Dans le désert cinématographique de l’Afghanistan, Salim Shaheen (à gauche) détonne avec 110 films à son actif. | Pyramide Films

Salim Shaheen, le personnage principal du documentaire « Nothingwood », est à la fois un prince de la série Z, un grand cinéaste afghan, dans un pays où la production cinématographique est plus que minime, et le réalisateur le plus prolifique au monde. Ce Ed Wood afghan a 110 films à son compteur. Dans les périodes fastes, il en tourne une dizaine par an. Les Américains ont Hollywood, les Indiens, Bollywood, et les Nigérians, Nollywood. Salim Shaheen est le roi de cette minuscule industrie qu’il a baptisée « Nothingwood ». La Française Sonia Kronlund, productrice de l’émission « Les pieds sur terre » sur France Culture, saisit dans son film la personnalité de celui dont les « superproductions » coûtent 10 000 euros : le caméraman et monteur reçoit 100 dollars par mois, et certains acteurs paient pour y figurer, afin d’inscrire sur leur CV qu’ils ont été les héros d’un film.

« Salim Shaheen se pose en homme d’honneur, qui n’a peur de rien. En matière de sécurité, c’est ingérable : il y a des risques d’attentats et de kidnappings d’étrangers…  » Sonia Kronlund

La documentariste s’est rendue pour la première fois en Afghanistan en 2000 pour l’émission de France Culture « Surpris par la nuit ». « C’était à l’époque des talibans, avec un visa de l’État islamique d’Afghanistan, se souvient-elle. C’était avant que les bouddhas n’explosent. Il était interdit de filmer des êtres vivants. Du coup, à la télévision on ne pouvait voir que des rivières ou des montagnes. Pourtant, régulièrement, des talibans m’arrêtaient pour me demander de les prendre en photo. »

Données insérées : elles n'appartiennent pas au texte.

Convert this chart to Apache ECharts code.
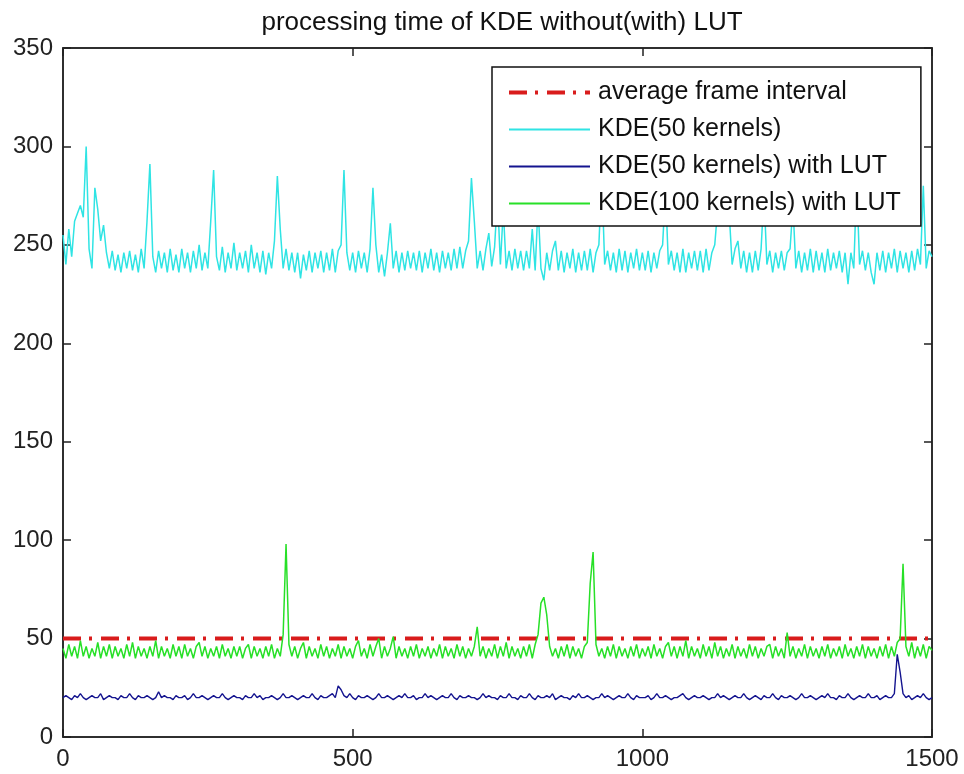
<!DOCTYPE html>
<html>
<head>
<meta charset="utf-8">
<script src="https://cdn.jsdelivr.net/npm/echarts@6/dist/echarts.min.js"></script>
<style>
  html, body { margin: 0; padding: 0; background: #fff; }
  #container { width: 964px; height: 774px; }
</style>
</head>
<body>
<div id="container"></div>
<script>
var dom = document.getElementById("container");
var myChart = echarts.init(dom);

// one sample every STEP frames
var STEP = 5;

var seriesNames = ['average frame interval', 'KDE(50 kernels)', 'KDE(50 kernels) with LUT', 'KDE(100 kernels) with LUT'];
var xTicks = [0, 500, 1000, 1500];
var yTicks = [0, 50, 100, 150, 200, 250, 300, 350];

var avgInterval = [50, 50];
var avgFrames = [0, 1500];

var kde50 = [
    255, 240, 258, 244, 262, 266, 270, 264, 300, 248, 238, 279, 268, 252, 260, 246, 238, 247, 237, 245,
    236, 246, 238, 247, 237, 245, 236, 248, 238, 262, 291, 244, 236, 247, 238, 246, 236, 248, 237, 245,
    236, 248, 238, 246, 236, 247, 238, 250, 237, 246, 238, 262, 288, 244, 237, 249, 236, 246, 238, 251,
    237, 246, 238, 247, 236, 250, 238, 246, 236, 247, 235, 246, 238, 252, 285, 258, 238, 248, 237, 246,
    236, 246, 233, 245, 237, 247, 236, 246, 238, 247, 236, 246, 237, 248, 236, 247, 250, 288, 246, 237,
    246, 236, 247, 238, 246, 236, 248, 279, 250, 236, 245, 234, 246, 261, 238, 247, 236, 246, 237, 247,
    238, 246, 237, 247, 236, 246, 238, 248, 237, 246, 236, 247, 238, 246, 237, 248, 238, 249, 238, 247,
    252, 284, 262, 238, 247, 237, 248, 256, 239, 249, 275, 240, 268, 238, 247, 237, 248, 238, 247, 237,
    247, 238, 258, 237, 270, 238, 232, 246, 237, 247, 252, 237, 247, 236, 246, 238, 248, 236, 246, 237,
    247, 237, 248, 236, 246, 250, 285, 240, 247, 237, 246, 236, 248, 237, 247, 236, 246, 238, 248, 237,
    246, 237, 247, 236, 246, 238, 247, 250, 278, 240, 247, 237, 246, 236, 248, 236, 246, 238, 247, 237,
    247, 236, 248, 237, 246, 250, 268, 275, 262, 272, 266, 240, 248, 252, 238, 247, 236, 246, 236, 247,
    237, 248, 276, 240, 247, 236, 246, 238, 247, 237, 246, 248, 270, 238, 247, 236, 246, 237, 248, 236,
    247, 237, 246, 236, 248, 237, 246, 238, 247, 236, 246, 230, 246, 238, 282, 240, 247, 237, 246, 236,
    230, 246, 237, 247, 236, 246, 238, 248, 236, 247, 238, 246, 236, 247, 237, 248, 240, 280, 238, 247,
    244
];

var kde50Lut = [
    20, 21, 20, 19, 21, 20, 22, 20, 19, 20, 21, 20, 20, 22, 19, 20, 21, 20, 20, 19,
    21, 20, 20, 22, 20, 19, 21, 20, 20, 21, 20, 19, 20, 23, 20, 21, 20, 20, 19, 21,
    20, 20, 21, 19, 20, 22, 20, 20, 21, 20, 19, 20, 21, 20, 20, 22, 20, 19, 20, 21,
    20, 20, 19, 21, 20, 20, 22, 20, 21, 19, 20, 20, 21, 20, 19, 20, 22, 20, 20, 21,
    20, 19, 20, 21, 20, 20, 22, 20, 19, 21, 20, 20, 21, 22, 20, 26, 24, 21, 20, 22,
    20, 19, 21, 20, 20, 21, 20, 19, 20, 22, 20, 20, 21, 20, 19, 20, 21, 20, 22, 20,
    20, 21, 19, 20, 20, 22, 20, 21, 20, 19, 20, 21, 20, 20, 22, 20, 19, 21, 20, 20,
    21, 20, 20, 19, 20, 22, 20, 21, 20, 20, 19, 21, 20, 20, 22, 20, 20, 19, 21, 20,
    20, 22, 20, 19, 21, 20, 20, 21, 20, 22, 19, 20, 21, 20, 20, 19, 21, 20, 22, 20,
    20, 21, 20, 19, 20, 20, 22, 20, 21, 20, 19, 20, 21, 20, 20, 22, 20, 19, 21, 20,
    20, 20, 21, 19, 20, 22, 20, 20, 21, 20, 19, 20, 20, 21, 22, 20, 19, 20, 21, 20,
    20, 21, 20, 19, 20, 20, 22, 20, 21, 20, 19, 20, 21, 20, 20, 22, 20, 19, 20, 21,
    20, 19, 21, 20, 20, 22, 20, 19, 21, 20, 20, 21, 20, 19, 20, 22, 20, 20, 21, 20,
    19, 20, 21, 20, 22, 20, 20, 19, 21, 20, 20, 22, 20, 19, 20, 21, 20, 20, 22, 20,
    20, 21, 19, 20, 21, 20, 20, 22, 42, 33, 22, 20, 21, 19, 20, 21, 20, 22, 20, 19,
    20
];

var kde100Lut = [
    45, 40, 47, 41, 46, 40, 49, 41, 46, 40, 45, 41, 48, 40, 46, 41, 47, 40, 46, 41,
    45, 40, 47, 41, 48, 40, 46, 41, 45, 40, 46, 41, 49, 40, 46, 41, 45, 40, 47, 41,
    46, 40, 47, 41, 45, 40, 46, 48, 41, 46, 40, 45, 41, 46, 40, 47, 41, 45, 40, 46,
    41, 46, 40, 45, 47, 40, 46, 41, 45, 40, 46, 41, 47, 40, 45, 41, 52, 98, 47, 41,
    46, 40, 45, 48, 40, 46, 41, 45, 40, 47, 41, 46, 40, 45, 41, 47, 40, 46, 41, 45,
    40, 46, 49, 41, 45, 40, 47, 41, 46, 50, 40, 46, 41, 45, 51, 40, 46, 41, 45, 40,
    46, 41, 47, 40, 45, 41, 46, 40, 45, 41, 47, 40, 46, 41, 45, 40, 47, 41, 46, 40,
    45, 41, 46, 56, 41, 46, 40, 45, 41, 47, 40, 46, 41, 48, 40, 46, 41, 45, 40, 46,
    41, 47, 40, 47, 52, 68, 71, 62, 46, 41, 45, 40, 46, 41, 47, 40, 46, 41, 45, 40,
    46, 48, 78, 94, 47, 41, 45, 40, 46, 41, 47, 40, 46, 41, 45, 40, 46, 41, 47, 40,
    45, 41, 46, 40, 47, 41, 45, 40, 46, 48, 41, 46, 40, 46, 41, 49, 40, 46, 41, 45,
    40, 47, 41, 46, 40, 48, 41, 46, 40, 45, 41, 47, 40, 46, 41, 45, 40, 47, 41, 46,
    40, 45, 41, 46, 47, 40, 46, 41, 45, 40, 53, 41, 46, 40, 45, 41, 47, 40, 46, 41,
    45, 40, 46, 41, 47, 40, 45, 41, 46, 40, 47, 41, 45, 40, 46, 41, 47, 40, 46, 41,
    45, 40, 46, 41, 47, 40, 46, 41, 48, 50, 88, 46, 41, 48, 40, 46, 41, 47, 40, 46,
    44
];

function toPoints(values) {
    return values.map(function (v, i) {
        return [i * STEP, v];
    });
}

var axisColor = '#222';
var fontName = 'Liberation Sans, Arial, sans-serif';
var colors = ['#d91c1c', '#2fe4e4', '#14148f', '#27e027'];

option = {
    backgroundColor: '#fff',
    animation: false,
    title: {
        text: 'processing time of KDE without(with) LUT',
        left: 497,
        textAlign: 'center',
        top: 5,
        textStyle: {
            fontFamily: fontName,
            fontWeight: 'normal',
            fontSize: 26,
            color: '#111'
        }
    },
    legend: {
        data: [
            { name: seriesNames[0], lineStyle: { width: 4 } },
            { name: seriesNames[1] },
            { name: seriesNames[2] },
            { name: seriesNames[3] }
        ],
        orient: 'vertical',
        left: 492,
        top: 67,
        padding: [13, 20, 10, 15],
        itemWidth: 81,
        itemHeight: 14,
        itemGap: 12,
        backgroundColor: '#fff',
        borderColor: '#111',
        borderWidth: 1.5,
        borderRadius: 0,
        selectedMode: false,
        itemStyle: { opacity: 0 },
        lineStyle: { width: 2 },
        textStyle: {
            fontFamily: fontName,
            fontSize: 25,
            color: '#111',
            padding: [0, 0, 0, 3]
        }
    },
    grid: {
        left: 63,
        right: 32,
        top: 48,
        bottom: 37,
        show: true,
        borderColor: axisColor,
        borderWidth: 1.5,
        backgroundColor: '#fff'
    },
    xAxis: [{
        type: 'value',
        min: xTicks[0],
        max: xTicks[xTicks.length - 1],
        interval: 500,
        axisLine: { onZero: false, lineStyle: { color: axisColor, width: 1.5 } },
        axisTick: { inside: true, length: 8, lineStyle: { color: axisColor, width: 1.5 } },
        splitLine: { show: false },
        axisLabel: {
            fontFamily: fontName, fontSize: 24, color: '#222', margin: 10,
            formatter: function (v) { return String(v); }
        }
    }, {
        type: 'value',
        position: 'top',
        min: xTicks[0],
        max: xTicks[xTicks.length - 1],
        interval: 500,
        axisLine: { onZero: false, lineStyle: { color: axisColor, width: 1.5 } },
        axisTick: { inside: true, length: 8, lineStyle: { color: axisColor, width: 1.5 } },
        splitLine: { show: false },
        axisLabel: { show: false }
    }],
    yAxis: [{
        type: 'value',
        min: yTicks[0],
        max: yTicks[yTicks.length - 1],
        interval: 50,
        axisLine: { show: true, onZero: false, lineStyle: { color: axisColor, width: 1.5 } },
        axisTick: { show: true, inside: true, length: 8, lineStyle: { color: axisColor, width: 1.5 } },
        splitLine: { show: false },
        axisLabel: { fontFamily: fontName, fontSize: 24, color: '#222', margin: 10 }
    }, {
        type: 'value',
        position: 'right',
        min: yTicks[0],
        max: yTicks[yTicks.length - 1],
        interval: 50,
        axisLine: { show: true, onZero: false, lineStyle: { color: axisColor, width: 1.5 } },
        axisTick: { show: true, inside: true, length: 8, lineStyle: { color: axisColor, width: 1.5 } },
        splitLine: { show: false },
        axisLabel: { show: false }
    }],
    series: [{
        name: seriesNames[0],
        type: 'line',
        data: avgFrames.map(function (f, i) { return [f, avgInterval[i]]; }),
        symbol: 'none',
        z: 2,
        lineStyle: { color: colors[0], width: 4, type: [18, 8, 3, 9] },
        itemStyle: { color: colors[0] }
    }, {
        name: seriesNames[1],
        type: 'line',
        data: toPoints(kde50),
        symbol: 'none',
        z: 3,
        lineStyle: { color: colors[1], width: 1.5 },
        itemStyle: { color: colors[1] }
    }, {
        name: seriesNames[2],
        type: 'line',
        data: toPoints(kde50Lut),
        symbol: 'none',
        z: 3,
        lineStyle: { color: colors[2], width: 1.4 },
        itemStyle: { color: colors[2] }
    }, {
        name: seriesNames[3],
        type: 'line',
        data: toPoints(kde100Lut),
        symbol: 'none',
        z: 3,
        lineStyle: { color: colors[3], width: 1.5 },
        itemStyle: { color: colors[3] }
    }]
};

myChart.setOption(option);
</script>
</body>
</html>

Quelques années plus tard, Sonia Kronlund découvre l’existence de Salim Shaheen grâce au romancier franco-afghan Atiq Rahimi, qui lui offre des DVD de plusieurs de ses films. La signature du réalisateur est reconnaissable entre mille : un mélange de scènes d’action, de blagues, de chansons et de chorégraphies, une mise en scène qui relève du bricolage, une croyance réelle dans le pouvoir du cinéma d’offrir une alternative au chaos régnant au moins depuis l’invasion soviétique de l’Afghanistan, en 1979.

« J’ai effectué des repérages en février 2013 et j’ai tourné durant l’été puis l’hiver 2015, explique la réalisatrice. Salim Shaheen se pose en homme d’honneur, qui n’a peur de rien. En matière de sécurité, c’est ingérable : il y a des risques d’attentats et de kidnappings d’étrangers, qui sont très nombreux. »

NOTHINGWOOD, Bande annonce, sortie le 14-06-17

L’aventure cinématographique entre Salim Shaheen et Sonia Kronlund ne s’est pas interrompue à la fin du tournage. En mai dernier, à Cannes, Nothingwood était présenté à la Quinzaine des réalisateurs. Salim Shaheen a affiché une aisance innée, conscient de représenter un cinéma jusqu’ici absent du plus grand festival du monde. « Il s’est comporté comme si cela était naturel », ajoute Sonia Kronlund. Surtout, il a été entouré de ceux dont la cinéphilie n’était pas éloignée de la sienne. « Il a pu faire des interviews avec des Iraniens et des Indiens, car sa culture est proche de celle de ces deux pays. Il a grandi avec leurs films. »

« Nothingwood », documentaire de Sonia Kronlund. 1 h 25. En salle le 14 juin.